In 2009, the Savage Rapids Dam of Oregon was eradicated.
In 2014, the Glines Canyon Dam in Washington was uprooted.
Nationwide, over 1,300 manmade dams have been removed since 2015.
2016 is the year for Klamath River to return to its dam-free flow through Oregon and Northern California.
A multi-party Klamath Basin Restoration Agreement was signed in early 2008 as a resolution of various issues and debates over complex water rights in the Klamath Basin. These parties included the state of California, the state of Oregon, various Native American tribes, four counties and 35 other local organizations and individuals.
This restoration agreement intends for the dismantlement of the four Klamath River Hydroelectric Project dams, all of which were privately owned by the electric power giant PacifiCorp.
Removal projects allow the rivers and fisheries, crippled by the dam’s construction, to be renewed and reinvigorated. From a cultural perspective, these projects reveal a more intrinsic shift in the way Americans relate to their natural environment, portraying it as more than just a means to an end for hydroelectric energy, agriculture, and economic growth.
Historically, the river system supported a thriving ecosystem of Chinook and coho salmon. These fish became the core of many California Indians’ nutrition, wealth, and culture. Each spring would yield tens of thousands of the fish, often weighing upwards of 40 pounds.

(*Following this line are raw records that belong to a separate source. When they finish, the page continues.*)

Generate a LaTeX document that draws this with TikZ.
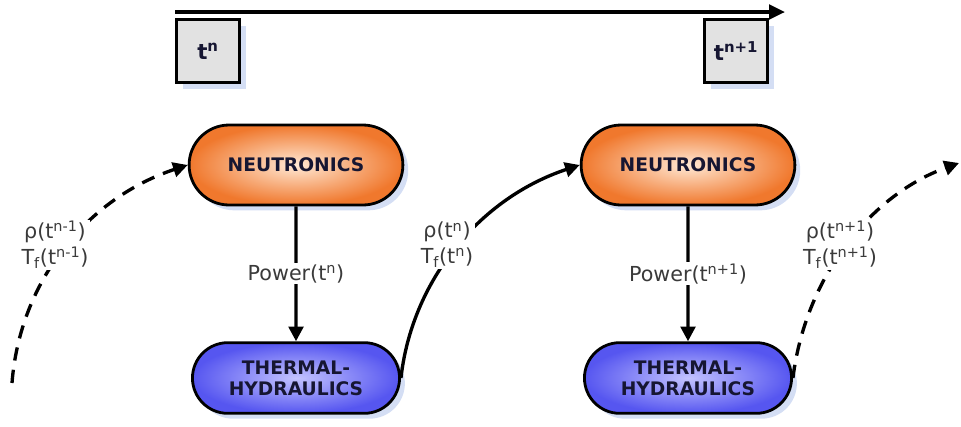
\documentclass[tikz,border=0pt]{standalone}
\usepackage{fontspec}
\setmainfont{DejaVu Sans}
\usetikzlibrary{arrows.meta,shapes.misc,shadows}

\definecolor{neuouter}{RGB}{240,120,45}
\definecolor{neuinner}{RGB}{255,232,212}
\definecolor{thouter}{RGB}{86,86,240}
\definecolor{thinner}{RGB}{195,195,255}
\definecolor{boxgray}{RGB}{226,226,226}
\definecolor{shadowblue}{RGB}{212,222,244}
\definecolor{navytext}{RGB}{22,22,50}
\definecolor{labelgray}{RGB}{58,58,58}

\tikzset{
  pill/.style={rounded rectangle, draw=black, line width=2.1pt, text=navytext, align=center,
    font=\bfseries\fontsize{14}{16}\selectfont,
    drop shadow={shadow xshift=4pt, shadow yshift=-4pt, fill=shadowblue, opacity=1}},
  neubox/.style={pill, inner color=neuinner, outer color=neuouter, minimum width=167pt, minimum height=60pt},
  thbox/.style={pill, inner color=thinner, outer color=thouter, minimum width=162pt, minimum height=53pt},
  timebox/.style={draw=black, line width=2.4pt, fill=boxgray, minimum size=47pt, text=navytext,
    font=\bfseries\fontsize{16}{18}\selectfont,
    drop shadow={shadow xshift=5pt, shadow yshift=-5pt, fill=shadowblue, opacity=1}},
  lbl/.style={fill=white, text=labelgray, inner sep=1pt, align=center, font=\fontsize{15.5}{19}\selectfont},
  flow/.style={line width=2.5pt, -{Triangle[length=11pt,width=11pt]}},
  flowdash/.style={flow, dash pattern=on 10pt off 7pt},
}

\begin{document}
\begin{tikzpicture}[x=0.75pt,y=0.75pt,yscale=-1,xscale=1]
\useasboundingbox (0,0) rectangle (961,426);

% time axis
\coordinate (tstart) at (175,12);
\coordinate (tend) at (785,12);
\draw [line width=2.5pt, -{Triangle[length=12pt,width=11pt]}] (tstart) -- (tend);
\node [timebox] (tn) at (208,51) {t\textsuperscript{n}};
\node [timebox] (tnext) at (736,51) {t\textsuperscript{n+1}};

% solver boxes
\node [neubox] (neu1) at (296,165) {NEUTRONICS};
\node [thbox] (th1) at (296,378) {THERMAL-\\HYDRAULICS};
\node [neubox] (neu2) at (688,165) {NEUTRONICS};
\node [thbox] (th2) at (688,378) {THERMAL-\\HYDRAULICS};

% power transfer
\draw [flow] (neu1) -- node [lbl] (pw1) {Power(t\textsuperscript{n})} (th1);
\draw [flow] (neu2) -- node [lbl] (pw2) {Power(t\textsuperscript{n+1})} (th2);

% feedback
\coordinate (fbin) at (12,383);
\coordinate (fbout) at (959,163);
\draw [flowdash] (fbin) .. controls (20,280) and (88,198) .. (neu1.west);
\draw [flow] (th1.east) .. controls (412,280) and (480,198) .. (neu2.west);
\draw [flowdash] (th2.east) .. controls (805,280) and (868,196) .. (fbout);

% Text Node
\node [lbl] (fb1) at (55,245) {ρ(t\textsuperscript{n-1})\\T\textsubscript{f}(t\textsuperscript{n-1})};
% Text Node
\node [lbl] (fb2) at (447,245) {ρ(t\textsuperscript{n})\\T\textsubscript{f}(t\textsuperscript{n})};
% Text Node
\node [lbl] (fb3) at (840,245) {ρ(t\textsuperscript{n+1})\\T\textsubscript{f}(t\textsuperscript{n+1})};

\end{tikzpicture}
\end{document}
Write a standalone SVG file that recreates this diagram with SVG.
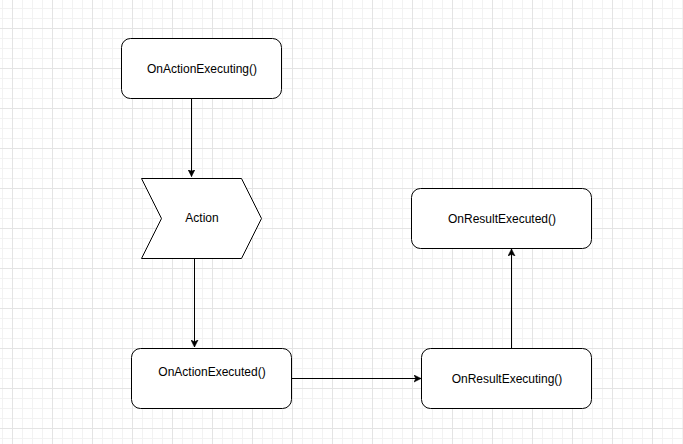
<svg xmlns="http://www.w3.org/2000/svg" width="683" height="444" viewBox="0 0 683 444">
  <defs>
    <pattern id="grid" patternUnits="userSpaceOnUse" x="12" y="28" width="40" height="40">
      <path d="M10.5 0V40M20.5 0V40M30.5 0V40M0 10.5H40M0 20.5H40M0 30.5H40" stroke="#f2f2f2" stroke-width="1" fill="none"/>
      <path d="M0.5 0V40M0 0.5H40" stroke="#e4e4e4" stroke-width="1" fill="none"/>
    </pattern>
    <marker id="arrow" markerWidth="8" markerHeight="8" refX="7" refY="4" orient="auto" markerUnits="userSpaceOnUse">
      <path d="M0 0.5 L7 4 L0 7.5 L1.8 4 Z" fill="#000" stroke="#000" stroke-width="0.6"/>
    </marker>
  </defs>
  <style>
    .node { fill: #fff; stroke: #000; stroke-width: 1; }
    .lbl { font-family: "Liberation Sans", Arial, Helvetica, sans-serif; font-size: 12px; fill: #000; text-anchor: middle; }
    .edge { stroke: #000; stroke-width: 1; fill: none; marker-end: url(#arrow); }
  </style>
  <rect width="683" height="444" fill="#fff"/>
  <rect width="683" height="444" fill="url(#grid)"/>

  <g id="connectors">
    <path class="edge" d="M191.5 98.5 V176.5"/>
    <path class="edge" d="M194.5 258.5 V347"/>
    <path class="edge" d="M291.5 378.5 H421"/>
    <path class="edge" d="M511.5 348.5 V249"/>
  </g>

  <g id="onActionExecuting">
    <rect class="node" x="121.5" y="38.5" width="160" height="60" rx="9" ry="9"/>
    <text class="lbl" x="202" y="73">OnActionExecuting()</text>
  </g>

  <g id="action">
    <path class="node" d="M141.5 178.5 H241.5 L261.5 218.5 L241.5 258.5 H141.5 L161.5 218.5 Z"/>
    <text class="lbl" x="202" y="222">Action</text>
  </g>

  <g id="onActionExecuted">
    <rect class="node" x="131.5" y="348.5" width="160" height="60" rx="9" ry="9"/>
    <text class="lbl" x="212" y="376">OnActionExecuted()</text>
  </g>

  <g id="onResultExecuting">
    <rect class="node" x="421.5" y="348.5" width="170" height="60" rx="9" ry="9"/>
    <text class="lbl" x="507" y="383">OnResultExecuting()</text>
  </g>

  <g id="onResultExecuted">
    <rect class="node" x="411.5" y="188.5" width="180" height="60" rx="9" ry="9"/>
    <text class="lbl" x="502" y="223">OnResultExecuted()</text>
  </g>
</svg>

“We’re salmon people,” Leaf Hillman, a member of the Karuk tribe and Director of the Department of Natural Resources, said to conservationists. “Our very identity is based on [it].”
His tribe, in collaboration with neighboring Yurok and Hupa tribes, has been dependent on the flourishing of these fish. However, the very position of these dams acted as a physical barrier to the salmon’s known spawning grounds.
In the span of less than half a century, 300 miles of former salmon habitat have now become inaccessible.
Salmon numbers in the Central Valley and in the Klamath have continued to decline, from historic returns of 4 million to only a predicted 50,000 Chinook expected to return this year to fertilize their eggs. This will be one of the river’s poorest returns on record.
“To me, it’s an environmental injustice,” Klamath Tribes Chairman Don Gentry said to National Geographic. “Many people have benefited from the development and changes at the expense of the resource and the tribes. It’s only right to restore the fishery back to us.”
The agreement, under endorsement from federal officials and the states of Oregon and California, stipulates the dams’ removal by the year 2020. This will unfurl over 420 square miles of natural habitat for Chinook and other species, potentially allowing for the proliferation of them by approximately 80 percent.
This removal program aims to follow in the footsteps of other immensely successful programs. For example, Mike McHenry, a habitat biologist for the Lower Elwha Klallam Tribe, in discussing the Elwha River Restoration Projects in Washington after the removal of the Elwha Canyon Dam, told the Seattle Times that “almost overnight it converted from a steep, cobbly, high-energy environment to a sloped, sandy, lower-energy environment.”
The change in biological environment immediately allowed for salmon population recovery, and help set the stage for further ecological developments.
Because of the socioculturalism of the Klamath river and its intrinsic relationship with the Native American tribes, Steve Rothert, California regional director of American Rivers, referred to it to the Seattle Times as “the most significant dam removal and restoration project ever undertaken.”